The UK short-break market has never offered more variety. Among the options that have grown most quickly over the past decade are tiny cabins and shepherd huts, two categories that often get grouped together on booking platforms but that offer meaningfully different experiences. For anyone trying to decide between them, it helps to understand what each actually is and where the differences lie.
What is a tiny cabin?
The term “tiny cabin” covers a broad range of structures. At the lower end, it describes a compact timber-framed room, often a garden room or glamping pod that has been fitted out with a bed and a basic kitchen. At the higher end, it might describe a purpose-built Scandinavian-influenced structure with full insulation, underfloor heating, and floor-to-ceiling glazing.
What most tiny cabins share is a fixed foundation. They sit on concrete bases or decking, which gives them a stable footprint and, in well-built examples, excellent thermal performance. Many are designed to feel like a scaled-down version of a contemporary house, with clean lines, large windows, and a minimalist interior. The aesthetic is typically modern, and the experience leans toward architectural rather than pastoral.
Because they are fixed structures, tiny cabins often require planning permission. Operators on holiday let sites typically hold the relevant consents, but for someone considering putting a cabin on their own land, the planning position is generally more complex than for a mobile structure.
What is a shepherd hut?
A shepherd hut is a mobile structure built on a heavy steel chassis with wheels. The form dates to the nineteenth century, when working shepherds needed somewhere to shelter during lambing season, away from the farmhouse but close to the flock. Contemporary shepherd huts retain that chassis and those wheels but are built to a much higher specification than their predecessors.
The key physical difference from a tiny cabin is the profile: a shepherd hut has a curved or apex roof, corrugated steel cladding, and sits higher off the ground on its chassis. The interior proportions are narrower than a cabin but longer, which creates a distinct spatial quality, something more like a railway carriage than a room. That narrowness is, for many guests, part of the appeal.
A well-built shepherd hut is fully insulated for year-round use and can include a wood-burning stove, electric underfloor heating, an en-suite shower room, and a kitchenette. The quality of the fit-out varies significantly between manufacturers, and the difference between a basic and a premium hut is immediately apparent in person.
Because they sit on wheels and are classified as mobile structures under the Caravan Sites Act 1960, shepherd huts occupy a different legal category from permanent buildings, which can give site owners more flexibility when it comes to planning.
How do the two experiences compare?
The most obvious difference is atmosphere. A tiny cabin, particularly a contemporary one, tends to feel clean, light, and architectural. A shepherd hut tends to feel warmer, more textural, more deliberately removed from the modern world. The corrugated steel, the oak joinery, the curved ceiling, the wood-burning stove: these elements create an environment that feels considered rather than designed. Neither is objectively better. They appeal to different moods and different types of traveller.
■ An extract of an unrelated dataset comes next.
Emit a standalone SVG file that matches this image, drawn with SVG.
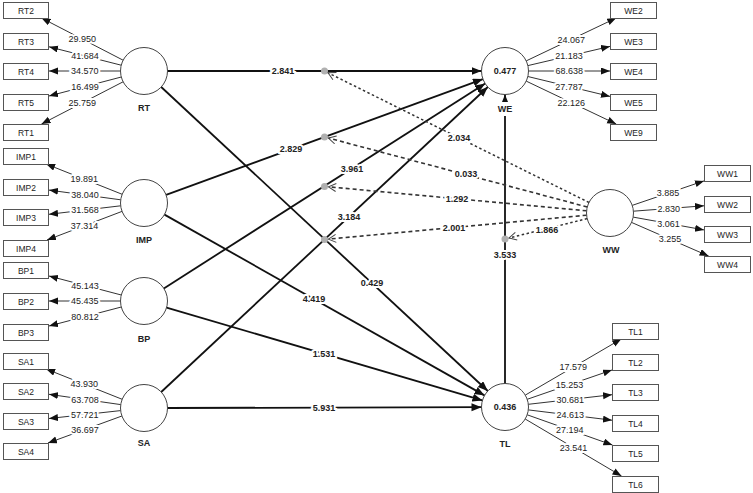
<svg xmlns="http://www.w3.org/2000/svg" width="753" height="493" viewBox="0 0 753 493">
<defs>
<marker id="ah" markerUnits="userSpaceOnUse" markerWidth="10" markerHeight="8" refX="9" refY="3.5" orient="auto"><path d="M0,0 L9,3.5 L0,7 z" fill="#111"/></marker>
<marker id="ahs" markerUnits="userSpaceOnUse" markerWidth="11" markerHeight="9" refX="10" refY="4" orient="auto"><path d="M0,0 L10,4 L0,8 z" fill="#111"/></marker>
<marker id="av" markerUnits="userSpaceOnUse" markerWidth="10" markerHeight="10" refX="8.5" refY="4.5" orient="auto"><path d="M1,0.5 L8.5,4.5 L1,8.5" fill="none" stroke="#444" stroke-width="1"/></marker>
<style>
.box{fill:#fff;stroke:#555;stroke-width:1}
.bt{font-family:"Liberation Sans",Arial,sans-serif;font-size:8.5px;fill:#222;text-anchor:middle;dominant-baseline:central}
.lv{fill:#fff;stroke:#444;stroke-width:1}
.ln{font-family:"Liberation Sans",Arial,sans-serif;font-size:9px;font-weight:bold;fill:#222;text-anchor:middle;dominant-baseline:central}
.ind{stroke:#333;stroke-width:1;fill:none;marker-end:url(#ah)}
.st{stroke:#111;stroke-width:1.8;fill:none;marker-end:url(#ahs)}
.md{stroke:#333;stroke-width:1.6;fill:none;stroke-dasharray:4,3;marker-end:url(#av)}
.md2{stroke:#333;stroke-width:1.5;fill:none;stroke-dasharray:2.5,2.5;marker-end:url(#av)}
.dot{fill:#b0b0b0}
.il{font-family:"Liberation Sans",Arial,sans-serif;font-size:9px;fill:#222;text-anchor:middle;dominant-baseline:central;stroke:#fff;stroke-width:4;paint-order:stroke}
.sl{font-family:"Liberation Sans",Arial,sans-serif;font-size:9px;font-weight:bold;fill:#222;text-anchor:middle;dominant-baseline:central;stroke:#fff;stroke-width:4;paint-order:stroke}
</style>
</defs>
<rect width="753" height="493" fill="#fff"/>

<g id="connectors">
<path class="st" d="M167.5,71 L481.5,71"/>
<path class="st" d="M166.1,194.9 L482.9,79.1"/>
<path class="st" d="M163.8,288.4 L485.2,83.6"/>
<path class="st" d="M161.2,392 L487.8,87"/>
<path class="st" d="M161.2,87 L487.8,391"/>
<path class="st" d="M164.5,214.6 L484.5,395.4"/>
<path class="st" d="M166.6,307.6 L482.4,400.4"/>
<path class="st" d="M167.5,408 L481.5,407.2"/>
<path class="st" d="M505,383.5 L505,94.5"/>
<circle class="dot" cx="324.5" cy="71" r="3.5"/>
<circle class="dot" cx="324.5" cy="137" r="3.5"/>
<circle class="dot" cx="324.5" cy="186.5" r="3.5"/>
<circle class="dot" cx="324.5" cy="239.5" r="3.5"/>
<circle class="dot" cx="505" cy="239" r="3.5"/>
<path class="md2" d="M589,202.5 L328,72.8"/>
<path class="md" d="M587.3,207 L328.4,138"/>
<path class="md" d="M586.6,210.8 L328.5,186.8"/>
<path class="md" d="M586.6,215.2 L328.5,239.1"/>
<path class="md2" d="M587.2,218.6 L509,238"/>
<path class="ind" d="M123.1,60.2 L41.5,18"/>
<path class="ind" d="M121.2,65.2 L49,46.8"/>
<path class="ind" d="M120.5,71 L49,71"/>
<path class="ind" d="M121.3,77 L49,96"/>
<path class="ind" d="M123.1,81.8 L41.5,124"/>
<path class="ind" d="M122.2,194.3 L46.1,164"/>
<path class="ind" d="M120.7,199.8 L49,190.1"/>
<path class="ind" d="M120.7,205.8 L49,214.3"/>
<path class="ind" d="M122,211.4 L47,240"/>
<path class="ind" d="M121.3,295 L49,276"/>
<path class="ind" d="M120.5,301 L49,301"/>
<path class="ind" d="M121.3,307 L49,326"/>
<path class="ind" d="M122.2,399.3 L46.1,369"/>
<path class="ind" d="M120.7,404.6 L49,394.3"/>
<path class="ind" d="M120.6,410.6 L49,418.5"/>
<path class="ind" d="M121.9,416 L48,443"/>
<path class="ind" d="M526.2,60.9 L616.2,18"/>
<path class="ind" d="M527.9,65.6 L610,46.4"/>
<path class="ind" d="M528.5,71 L610,71"/>
<path class="ind" d="M527.8,76.5 L610,96.4"/>
<path class="ind" d="M526.2,81.1 L616.2,124"/>
<path class="ind" d="M525.3,395.1 L621.3,339"/>
<path class="ind" d="M527.2,399.3 L612,370"/>
<path class="ind" d="M528.3,404.3 L612,394.7"/>
<path class="ind" d="M528.3,409.9 L612,420.2"/>
<path class="ind" d="M527.2,414.8 L612.4,445"/>
<path class="ind" d="M525.2,419 L621.5,476"/>
<path class="ind" d="M632.2,205.4 L704,180.9"/>
<path class="ind" d="M633.4,211.2 L704,205.8"/>
<path class="ind" d="M633.1,217.1 L704,229.9"/>
<path class="ind" d="M631.5,222.4 L708.6,256"/>
<text class="sl" x="283" y="71">2.841</text>
<text class="sl" x="291" y="149">2.829</text>
<text class="sl" x="352" y="168.5">3.961</text>
<text class="sl" x="349" y="216.5">3.184</text>
<text class="sl" x="372" y="283">0.429</text>
<text class="sl" x="314" y="299">4.419</text>
<text class="sl" x="324" y="354">1.531</text>
<text class="sl" x="324" y="407.5">5.931</text>
<text class="sl" x="505" y="255">3.533</text>
<text class="sl" x="459" y="138">2.034</text>
<text class="sl" x="466" y="174">0.033</text>
<text class="sl" x="457" y="199">1.292</text>
<text class="sl" x="454" y="228">2.001</text>
<text class="sl" x="547" y="230">1.866</text>
<text class="il" x="82.3" y="39.1">29.950</text>
<text class="il" x="85.1" y="56">41.684</text>
<text class="il" x="84.8" y="71">34.570</text>
<text class="il" x="85.1" y="86.5">16.499</text>
<text class="il" x="82.3" y="102.9">25.759</text>
<text class="il" x="84.2" y="179.2">19.891</text>
<text class="il" x="84.9" y="195">38.040</text>
<text class="il" x="84.9" y="210">31.568</text>
<text class="il" x="84.5" y="225.7">37.314</text>
<text class="il" x="85.1" y="285.5">45.143</text>
<text class="il" x="84.8" y="301">45.435</text>
<text class="il" x="85.1" y="316.5">80.812</text>
<text class="il" x="84.2" y="384.2">43.930</text>
<text class="il" x="84.9" y="399.5">63.708</text>
<text class="il" x="84.8" y="414.5">57.721</text>
<text class="il" x="85" y="429.5">36.697</text>
<text class="il" x="571.2" y="39.5">24.067</text>
<text class="il" x="569" y="56">21.183</text>
<text class="il" x="569.3" y="71">68.638</text>
<text class="il" x="568.9" y="86.5">27.787</text>
<text class="il" x="571.2" y="102.5">22.126</text>
<text class="il" x="573.3" y="367">17.579</text>
<text class="il" x="569.6" y="384.6">15.253</text>
<text class="il" x="570.2" y="399.5">30.681</text>
<text class="il" x="570.2" y="415">24.613</text>
<text class="il" x="569.8" y="429.9">27.194</text>
<text class="il" x="573.4" y="447.5">23.541</text>
<text class="il" x="668.1" y="193.1">3.885</text>
<text class="il" x="668.7" y="208.5">2.830</text>
<text class="il" x="668.6" y="223.5">3.061</text>
<text class="il" x="670" y="239.2">3.255</text>
</g>

<g id="RT"><circle class="lv" cx="144" cy="71" r="23.5"/><text class="ln" x="144" y="108">RT</text></g>
<g id="IMP"><circle class="lv" cx="144" cy="203" r="23.5"/><text class="ln" x="144" y="240">IMP</text></g>
<g id="BP"><circle class="lv" cx="144" cy="301" r="23.5"/><text class="ln" x="144" y="339">BP</text></g>
<g id="SA"><circle class="lv" cx="144" cy="408" r="23.5"/><text class="ln" x="144" y="443">SA</text></g>
<g id="WE"><circle class="lv" cx="505" cy="71" r="23.5"/><text class="ln" x="505" y="71">0.477</text><rect x="495" y="102" width="20" height="14" fill="#fff"/><text class="ln" x="505" y="109">WE</text></g>
<g id="TL"><circle class="lv" cx="505" cy="407" r="23.5"/><text class="ln" x="505" y="407">0.436</text><text class="ln" x="505" y="444">TL</text></g>
<g id="WW"><circle class="lv" cx="610" cy="213" r="23.5"/><text class="ln" x="611" y="250">WW</text></g>

<g id="RT2"><rect class="box" x="3.5" y="2.5" width="45" height="16"/><text class="bt" x="26" y="10.5">RT2</text></g>
<g id="RT3"><rect class="box" x="3.5" y="33.5" width="45" height="16"/><text class="bt" x="26" y="41.5">RT3</text></g>
<g id="RT4"><rect class="box" x="3.5" y="63.5" width="45" height="16"/><text class="bt" x="26" y="71.5">RT4</text></g>
<g id="RT5"><rect class="box" x="3.5" y="94.5" width="45" height="16"/><text class="bt" x="26" y="102.5">RT5</text></g>
<g id="RT1"><rect class="box" x="3.5" y="124.5" width="45" height="16"/><text class="bt" x="26" y="132.5">RT1</text></g>
<g id="IMP1"><rect class="box" x="3.5" y="148.5" width="45" height="16"/><text class="bt" x="26" y="156.5">IMP1</text></g>
<g id="IMP2"><rect class="box" x="3.5" y="179.5" width="45" height="16"/><text class="bt" x="26" y="187.5">IMP2</text></g>
<g id="IMP3"><rect class="box" x="3.5" y="209.5" width="45" height="16"/><text class="bt" x="26" y="217.5">IMP3</text></g>
<g id="IMP4"><rect class="box" x="3.5" y="240.5" width="45" height="16"/><text class="bt" x="26" y="248.5">IMP4</text></g>
<g id="BP1"><rect class="box" x="3.5" y="262.5" width="45" height="16"/><text class="bt" x="26" y="270.5">BP1</text></g>
<g id="BP2"><rect class="box" x="3.5" y="293.5" width="45" height="16"/><text class="bt" x="26" y="301.5">BP2</text></g>
<g id="BP3"><rect class="box" x="3.5" y="324.5" width="45" height="16"/><text class="bt" x="26" y="332.5">BP3</text></g>
<g id="SA1"><rect class="box" x="3.5" y="353.5" width="45" height="16"/><text class="bt" x="26" y="361.5">SA1</text></g>
<g id="SA2"><rect class="box" x="3.5" y="383.5" width="45" height="16"/><text class="bt" x="26" y="391.5">SA2</text></g>
<g id="SA3"><rect class="box" x="3.5" y="413.5" width="45" height="16"/><text class="bt" x="26" y="421.5">SA3</text></g>
<g id="SA4"><rect class="box" x="3.5" y="443.5" width="45" height="16"/><text class="bt" x="26" y="451.5">SA4</text></g>

<g id="WE2"><rect class="box" x="610.5" y="2.5" width="46" height="16"/><text class="bt" x="633.5" y="10.5">WE2</text></g>
<g id="WE3"><rect class="box" x="610.5" y="33.5" width="46" height="16"/><text class="bt" x="633.5" y="41.5">WE3</text></g>
<g id="WE4"><rect class="box" x="610.5" y="63.5" width="46" height="16"/><text class="bt" x="633.5" y="71.5">WE4</text></g>
<g id="WE5"><rect class="box" x="610.5" y="94.5" width="46" height="16"/><text class="bt" x="633.5" y="102.5">WE5</text></g>
<g id="WE9"><rect class="box" x="610.5" y="124.5" width="46" height="16"/><text class="bt" x="633.5" y="132.5">WE9</text></g>

<g id="WW1"><rect class="box" x="704.5" y="165.5" width="46" height="16"/><text class="bt" x="727.5" y="173.5">WW1</text></g>
<g id="WW2"><rect class="box" x="704.5" y="196.5" width="46" height="16"/><text class="bt" x="727.5" y="204.5">WW2</text></g>
<g id="WW3"><rect class="box" x="704.5" y="226.5" width="46" height="16"/><text class="bt" x="727.5" y="234.5">WW3</text></g>
<g id="WW4"><rect class="box" x="704.5" y="256.5" width="46" height="16"/><text class="bt" x="727.5" y="264.5">WW4</text></g>

<g id="TL1"><rect class="box" x="612.5" y="323.5" width="46" height="16"/><text class="bt" x="635.5" y="331.5">TL1</text></g>
<g id="TL2"><rect class="box" x="612.5" y="354.5" width="46" height="16"/><text class="bt" x="635.5" y="362.5">TL2</text></g>
<g id="TL3"><rect class="box" x="612.5" y="384.5" width="46" height="16"/><text class="bt" x="635.5" y="392.5">TL3</text></g>
<g id="TL4"><rect class="box" x="612.5" y="415.5" width="46" height="16"/><text class="bt" x="635.5" y="423.5">TL4</text></g>
<g id="TL5"><rect class="box" x="612.5" y="445.5" width="46" height="16"/><text class="bt" x="635.5" y="453.5">TL5</text></g>
<g id="TL6"><rect class="box" x="612.5" y="476.5" width="46" height="16"/><text class="bt" x="635.5" y="484.5">TL6</text></g>
</svg>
Space is the second consideration. Tiny cabins are often wider, which makes it easier to include a full bathroom, a dining area, and a proper kitchen. A shepherd hut in the 18ft range can accommodate all of those things, but the layout is more linear, which requires more thought from the designer. On a well-planned hut, that constraint produces something interesting. On a poorly planned one, it produces compromise.
The setting matters more with a shepherd hut than with a tiny cabin, partly because the hut itself signals a particular kind of landscape. A shepherd hut on a working farm, at the edge of a wood, or in the corner of a meadow looks as though it belongs. The same hut on a concrete pad in a caravan park does not. Tiny cabins are somewhat more adaptable to different contexts, particularly modern rural tourism sites where the surrounding landscape is the draw rather than the accommodation itself.
On cost, the two are broadly comparable for a night’s stay. Well-positioned shepherd huts and quality cabins in similar locations tend to command similar nightly rates, typically between £120 and £250 depending on season, location, and specification. Reviews and photography drive occupancy in both categories more than the structure type alone.
Which suits a minibreak better?
That depends on what the break is for. Someone who wants to disconnect, slow down, and feel the difference between inside and outside, the sound of rain on a corrugated steel roof is a specific and irreplaceable thing, tends to find a shepherd hut more satisfying. Someone who wants comfort, light, and a space that feels like a considered escape from a city flat often responds better to a well-designed cabin.
Both are a significant step up from a hotel room. The defining feature of either, when done well, is the sense of having your own place, however temporarily. That is what people are paying for, and it is what the best examples of both deliver.